Revival of Indian Economy?

Weakest Performance of last four years :

 

The Indian economy expanded at its weakest since 2014 first quarter. It grew at just 5.7 percent year-on-year in the second quarter of 2017, below 6.1 percent in the previous period. In this article we will look at the current health of economy, which parts of GDP are falling, what is causing it to fall, and when will it be able to recover.

 

Key culprits for recent fall are private consumption and exports.

The GDP fell by 6.4% in first quarter compared to previous quarter and 72% of this fall is due to reduction in private consumption, rest was due to fall in exports.

The strongest driver of GDP in recent years – private consumption (represented by PFCE, Private Final Consumption Expenditure), fell 8.5% in first quarter of 2017-18 compared to previous quarter from Rs 24.36 lakh crores to 22.27 lakh crores. It has the largest proportion in GDP out of the four engines of growth, the other three being government expenditure, investments, and net exports. As a percentage of GDP, private consumption fell to 57.3% in first quarter compared to 58.7% in previous quarter. Though compared to same quarter in last year, the fall was negligible.

Second biggest reason is a drop in exports which fell sharply by 11.3% in first quarter of 2017-18 compared to previous quarter from Rs 7.98 lakh crores to 7.08 lakh crores.

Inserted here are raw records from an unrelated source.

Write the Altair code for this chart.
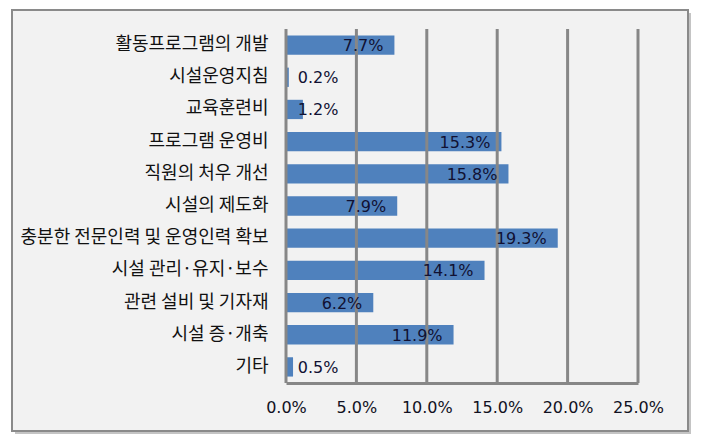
import altair as alt
import pandas as pd

categories = [
    "활동프로그램의 개발",
    "시설운영지침",
    "교육훈련비",
    "프로그램 운영비",
    "직원의 처우 개선",
    "시설의 제도화",
    "충분한 전문인력 및 운영인력 확보",
    "시설 관리·유지·보수",
    "관련 설비 및 기자재",
    "시설 증·개축",
    "기타",
]
values = [7.7, 0.2, 1.2, 15.3, 15.8, 7.9, 19.3, 14.1, 6.2, 11.9, 0.5]
tick_values = [0, 5, 10, 15, 20, 25]

df = pd.DataFrame({"category": categories, "value": values})
grid_df = pd.DataFrame({"tick": tick_values})

KFONT = "Noto Sans CJK KR"
NFONT = "DejaVu Sans"
GRID = "#878787"

xscale = alt.Scale(domain=[0, 25], nice=False, zero=True)
yscale = alt.Scale(domain=categories, paddingInner=0.4, paddingOuter=0.2)

# Decorative outer frame (shadow + panel)
shadow = alt.Chart(alt.Data(values=[{}])).mark_rect(color="#c4c4c4").encode(
    x=alt.value(-271), x2=alt.value(405), y=alt.value(-16), y2=alt.value(405)
)
frame = alt.Chart(alt.Data(values=[{}])).mark_rect(
    fill="#f2f2f2", stroke="#8a8a8a", strokeWidth=2
).encode(
    x=alt.value(-274), x2=alt.value(402), y=alt.value(-19), y2=alt.value(402)
)

bars = alt.Chart(df).mark_bar(color="#4f81bd").encode(
    x=alt.X(
        "value:Q",
        scale=xscale,
        axis=alt.Axis(
            values=tick_values,
            labelExpr="format(datum.value, '.1f') + '%'",
            grid=False,
            ticks=False,
            domain=True,
            domainColor=GRID,
            domainWidth=3,
            labelFont=NFONT,
            labelFontSize=16,
            labelColor="#111122",
            labelPadding=16,
            labelFlush=False,
            labelOverlap=False,
            title=None,
            zindex=1,
        ),
    ),
    y=alt.Y(
        "category:N",
        sort=categories,
        scale=yscale,
        axis=alt.Axis(
            ticks=False,
            domain=False,
            grid=False,
            labelFont=KFONT,
            labelFontSize=18,
            labelColor="#111111",
            labelPadding=18,
            labelLimit=400,
            title=None,
            zindex=1,
        ),
    ),
)

grid = alt.Chart(grid_df).mark_rule(color=GRID, strokeWidth=3).encode(
    x=alt.X("tick:Q", scale=xscale)
)

labels = alt.Chart(df).transform_calculate(
    pos="max(datum.value, 4.5)",
    label="format(datum.value, '.1f') + '%'",
).mark_text(
    align="right", baseline="middle", dx=-11, dy=1, font=NFONT, fontSize=16, color="#111133"
).encode(
    x=alt.X("pos:Q", scale=xscale),
    y=alt.Y("category:N", sort=categories, scale=yscale),
    text="label:N",
)

chart = alt.layer(shadow, frame, bars, grid, labels).properties(
    width=352,
    height=354,
    autosize=alt.AutoSizeParams(type="none"),
    padding={"left": 286, "top": 29, "right": 65, "bottom": 60},
    background="white",
).configure_view(stroke=None)

chart.save("out.html", embed_options={"renderer": "svg", "actions": False})
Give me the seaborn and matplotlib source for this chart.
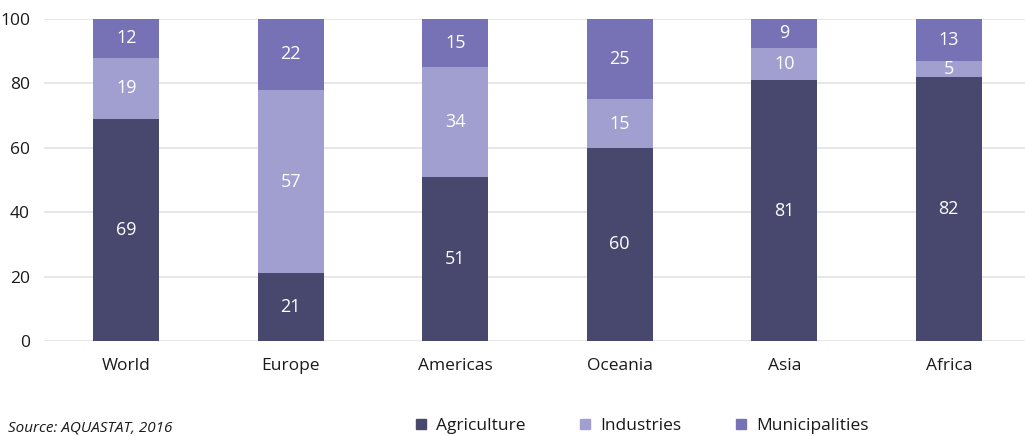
import matplotlib
matplotlib.use("Agg")
import matplotlib.pyplot as plt
import seaborn as sns
import pandas as pd
import numpy as np

regions = ["World", "Europe", "Americas", "Oceania", "Asia", "Africa"]
agriculture = [69, 21, 51, 60, 81, 82]
industries = [19, 57, 34, 15, 10, 5]
municipalities = [12, 22, 15, 25, 9, 13]
series_names = ["Agriculture", "Industries", "Municipalities"]
colors = ["#48486e", "#a09fd0", "#7771b5"]

sns.set_theme(style="white")
plt.rcParams['font.family'] = ['Open Sans', 'DejaVu Sans']

df = pd.DataFrame({"region": regions, "Agriculture": agriculture,
                   "Industries": industries, "Municipalities": municipalities})
df["ind_top"] = df["Agriculture"] + df["Industries"]
df["mun_top"] = df["ind_top"] + df["Municipalities"]

fig = plt.figure(figsize=(10.25, 4.36), dpi=100)
ax = fig.add_axes([44 / 1025, 1 - 341 / 436, 987 / 1025, 322 / 436])

# stacked by overlaying cumulative totals, tallest first
for col, c in [("mun_top", colors[2]), ("ind_top", colors[1]), ("Agriculture", colors[0])]:
    sns.barplot(data=df, x="region", y=col, color=c, width=0.4, saturation=1,
                linewidth=0, ax=ax, zorder=3)

# segment labels
for i in range(len(regions)):
    bottoms = [0, agriculture[i], agriculture[i] + industries[i]]
    vals = [agriculture[i], industries[i], municipalities[i]]
    for b, v in zip(bottoms, vals):
        ax.text(i, b + v / 2, str(v), ha="center", va="center", color="white",
                fontsize=13, zorder=4)

ax.set_ylim(0, 100)
ax.set_xlim(-0.5, 5.5)
ax.set_yticks(range(0, 101, 20))
ax.yaxis.grid(True, color="#e3e3e6", linewidth=1.2, zorder=0)
ax.set_axisbelow(True)
for s in ax.spines.values():
    s.set_visible(False)
ax.set_xlabel("")
ax.set_ylabel("")
ax.tick_params(axis="y", labelsize=12.5, colors="#1a1a1a", pad=10, length=0)
ax.tick_params(axis="x", labelsize=12.5, colors="#1a1a1a", pad=12, length=0)

# legend
handles = [plt.Line2D([0], [0], marker="s", linestyle="", markersize=7,
                      markerfacecolor=c, markeredgecolor=c) for c in colors]
fig.legend(handles, series_names, loc="center left", ncol=3,
           bbox_to_anchor=(398 / 1025, 1 - 426 / 436), frameon=False,
           fontsize=12.5, columnspacing=3.0, handlelength=0.8,
           handletextpad=0.5, labelcolor="#1a1a1a")

fig.text(8 / 1025, 1 - 428 / 436, "Source: AQUASTAT, 2016", fontsize=11,
         style="italic", color="#1a1a1a", va="center")

fig.savefig("out.png", dpi=100)
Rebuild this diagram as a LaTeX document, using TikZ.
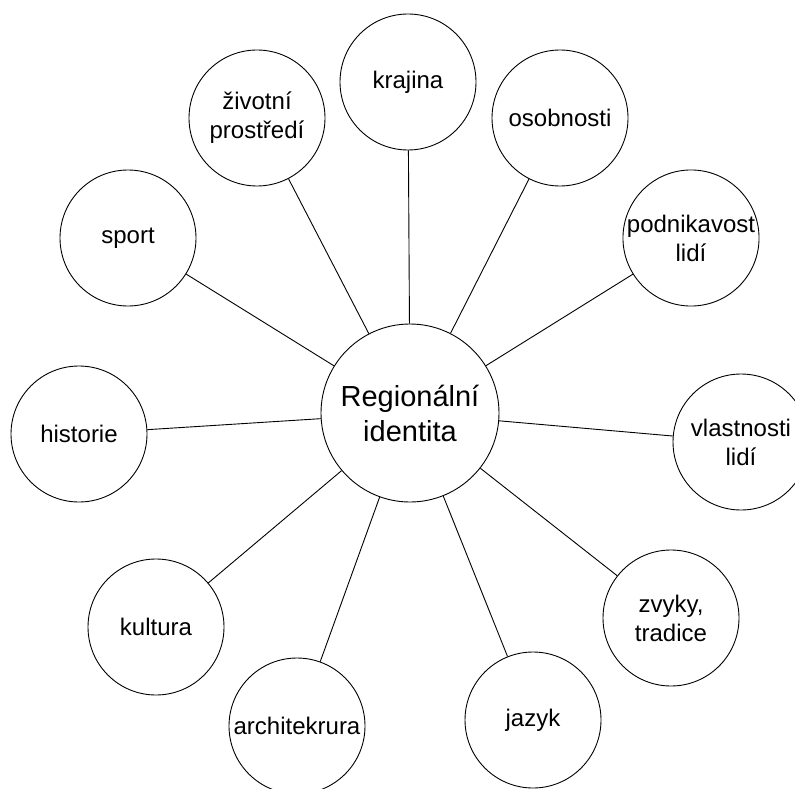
\documentclass[tikz,border=0pt]{standalone}
\usepackage{fontspec}
\setmainfont{Liberation Sans}
\begin{document}
\begin{tikzpicture}[x=1pt,y=-1pt,line width=0.9pt,
		bubble/.style={circle,draw,minimum size=136pt,inner sep=0pt,align=center,font=\fontsize{24}{29}\selectfont},
		hub/.style={bubble,minimum size=178pt,font=\fontsize{29}{35}\selectfont}]
	\useasboundingbox (0,0) rectangle (795,789);
	\node[hub] (reg) at (410,413) {Regionální\\identita};
	\node[bubble] (krajina) at (408,82) {krajina};
	\node[bubble] (osobnosti) at (560,118) {osobnosti};
	\node[bubble] (zivotni) at (257,118) {životní\\prostředí};
	\node[bubble] (sport) at (128,238) {sport};
	\node[bubble] (podnik) at (691,238) {podnikavost\\lidí};
	\node[bubble] (historie) at (79,434) {historie};
	\node[bubble] (vlastnosti) at (741,442) {vlastnosti\\lidí};
	\node[bubble] (kultura) at (156,627) {kultura};
	\node[bubble] (zvyky) at (671,618) {zvyky,\\tradice};
	\node[bubble] (archit) at (297,726) {architekrura};
	\node[bubble] (jazyk) at (533,720) {jazyk};
	\foreach \n in {krajina,osobnosti,zivotni,sport,podnik,historie,vlastnosti,kultura,zvyky,archit,jazyk}
		\draw (reg) -- (\n);
\end{tikzpicture}
\end{document}
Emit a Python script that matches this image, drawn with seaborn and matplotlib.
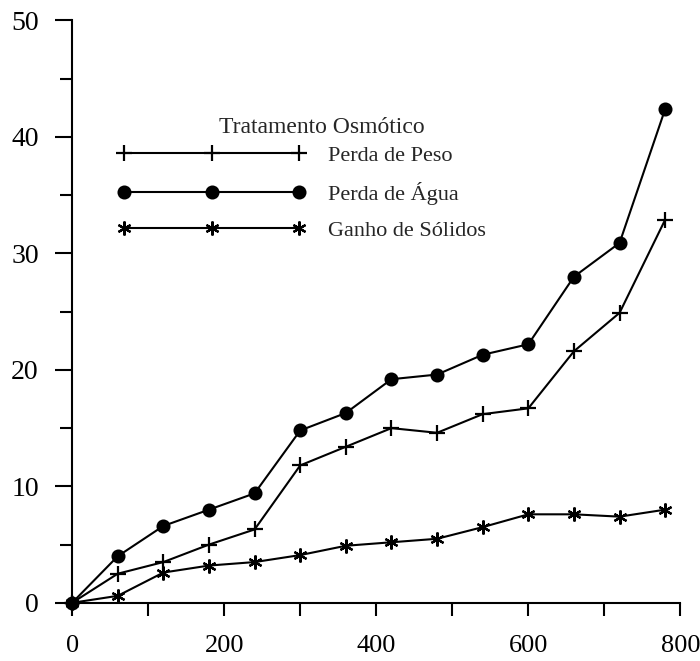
import pandas as pd
import numpy as np
import matplotlib
matplotlib.use('Agg')
import matplotlib.pyplot as plt
import seaborn as sns

# Dados (tempo em minutos, valores em %)
tempo = [0, 60, 120, 180, 240, 300, 360, 420, 480, 540, 600, 660, 720, 780]
perda_peso = [0, 2.5, 3.5, 5.0, 6.3, 11.8, 13.4, 15.0, 14.6, 16.2, 16.7, 21.6, 24.9, 32.9]
perda_agua = [0, 4.0, 6.6, 8.0, 9.4, 14.8, 16.3, 19.2, 19.6, 21.3, 22.2, 28.0, 30.9, 42.4]
ganho_solidos = [0, 0.6, 2.6, 3.2, 3.5, 4.1, 4.9, 5.2, 5.5, 6.5, 7.6, 7.6, 7.4, 8.0]

series = ['Perda de Peso', 'Perda de Água', 'Ganho de Sólidos']
valores = [perda_peso, perda_agua, ganho_solidos]
marcadores = ['+', 'o', (6, 2, 0)]
tamanhos = [11, 8.5, 10]

x_ticks = [0, 200, 400, 600, 800]
x_minor = [100, 300, 500, 700]
y_ticks = [0, 10, 20, 30, 40, 50]
y_minor = [5, 15, 25, 35, 45]

sns.set_style('ticks')
plt.rcParams['font.family'] = ['Liberation Serif', 'DejaVu Serif']

fig = plt.figure(figsize=(7, 6.61), dpi=100)
ax = fig.add_axes([0.103, 0.088, 0.869, 0.881])

for nome, vals, mk, ms in zip(series, valores, marcadores, tamanhos):
    df = pd.DataFrame({'tempo': tempo, 'valor': vals})
    sns.lineplot(data=df, x='tempo', y='valor', ax=ax, color='black',
                 marker=mk, markersize=ms, markeredgecolor='black',
                 markerfacecolor='black', markeredgewidth=1.6,
                 linewidth=1.5, label=nome, clip_on=False)

ax.set_xlim(0, 800)
ax.set_ylim(0, 50)
ax.set_xticks(x_ticks)
ax.set_xticks(x_minor, minor=True)
ax.set_yticks(y_ticks)
ax.set_yticks(y_minor, minor=True)
ax.set_xlabel('')
ax.set_ylabel('')

sns.despine(ax=ax)
for s in ['left', 'bottom']:
    ax.spines[s].set_linewidth(1.5)
    ax.spines[s].set_color('black')

ax.tick_params(axis='y', which='major', length=12, width=1.5, pad=12,
               labelsize=20, colors='black', direction='out')
ax.tick_params(axis='y', which='minor', length=8.5, width=1.5,
               colors='black', direction='out')
ax.tick_params(axis='x', which='both', length=9.5, width=1.5,
               colors='black', direction='out')
ax.tick_params(axis='x', which='major', pad=14, labelsize=19)

# legenda sem moldura, título posto à parte
ax.legend(loc='upper left', bbox_to_anchor=(0.074, 0.785), frameon=False,
          numpoints=3, handlelength=8.5, handletextpad=1.0, labelspacing=0.7,
          fontsize=16, borderpad=0, borderaxespad=0)
ax.text(0.411, 0.8165, 'Tratamento Osmótico', transform=ax.transAxes,
        ha='center', va='center', fontsize=17)

fig.savefig('out.png', dpi=100)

Government spending increased by a massive 30% to Rs 5.19 lakh crores in first quarter of 2017 compared to Rs 3.99 lakh crore in previous quarter. Private investments were modestly higher in this quarter.

Falling GDP since 2014

We described above the reasons for fall in GDP for the first quarter of 2017-18 but if we look at the fall in GDP since 2014, we find that except private consumption, all other three growth drivers – investments, government, and exports, are sharply falling. Consumption has declined only in recent quarter. Investments and government spending were in decline since 2007, and exports started dropping from 2014.

 

Source World Bank – General government final consumption expenditure % of GDP

 

Source World Bank – Gross capital formation as % of GDP

 

Source World Bank – General government final consumption expenditure % of GDP

 

Source World Bank – Exports of goods and services as % of GDP

 

Reasons for declining economy

Consumption:

When the government froze 86% of India’s currency on November 8, it was definitely going to hurt the economy in the short term. Cash accounts for 40% of India’s GDP and 75% of employment. This is still affecting the consumption demand, some sectors have recovered, but some like real estate will remain under pressure for long time. Since a large number of industries like cement, steel, electrical, aluminum, paints, capital goods, etc are strongly based on real estate, the slowdown in real estate will affect labor wages, rural demand, and demand in these connected industries. Government tried to boost demand by sharply increasing the government spending on infra and related sectors, but it was only able to absorb some shock from demonetization and in spite of this front loading of spending, the private consumption fell by 8.5% in first quarter 2017.

Exports:

Exports have been declining since 2013 due to appreciating rupee and restrictive global trade policies. GST has also affected the exports negatively in last two months. Due to GST, working capital of exporters is getting locked up. Before GST, exporters used to get exemption from duties. Now, they have to pay the duty first and then seek a refund, a process that ties up a portion of their working capital with the government and pushes up manufacturing costs.
According to industry estimates, over Rs 1.85 lakh crore of exporters may get stuck with the government due to GST every year. Exporters have to arrange money for inputs, manufacturing and payment of duties and taxes.

Investments:

India’s non-food credit growth has fallen to a 50 years low indicating that private sector is still not increasing its investments. Gross capital formation has been in declining trend since 2008 mainly due to excess capacity and partly due to inability of debt-laden banking sector to fund investments. Banks are saddled with $150 billion of sour debt which has constrained their ability to grant loans, especially to businesses perceived as riskier. Revival in private investments is crucial for growth, job creation and social and political stability.

When to expect a revival in economy?

Demonetization was introduced when all growth engines except consumption were not firing. Demonetization at such a time when growth was already weak caused further acceleration in its decline. But demonetization impact is a one-time phenomena and it does have some crucial long term benefits. It will definitely give push to digitalization of economy, though it had no positive impact on curbing black money. Similarly, GST is causing some serious problems to growth but with time, the hurdles are expected to be removed and it will achieve its intended benefits of tax simplification, less administration, one nation-one market, and wider tax net.

Government spending has already been utilized mostly and one can expect little from this area. Private investments are expected to take 1-2 years before we see any revival, as they already have excess capacity. One immediate positive area is exports which may see a pickup due to a reversal in appreciating rupee. Fed hike chances are rising substantially that would cause rupee to weaken and would help exports.

Consumption and exports were the most affected areas by demonetization and GST, and it is expected that in next 1-2 quarters GST would become streamlined. With exports picking up, liquidity back to normal post demonetization, and GST hopefully streamlined, economy should bottom out in next six months. GST success is now the most important factor.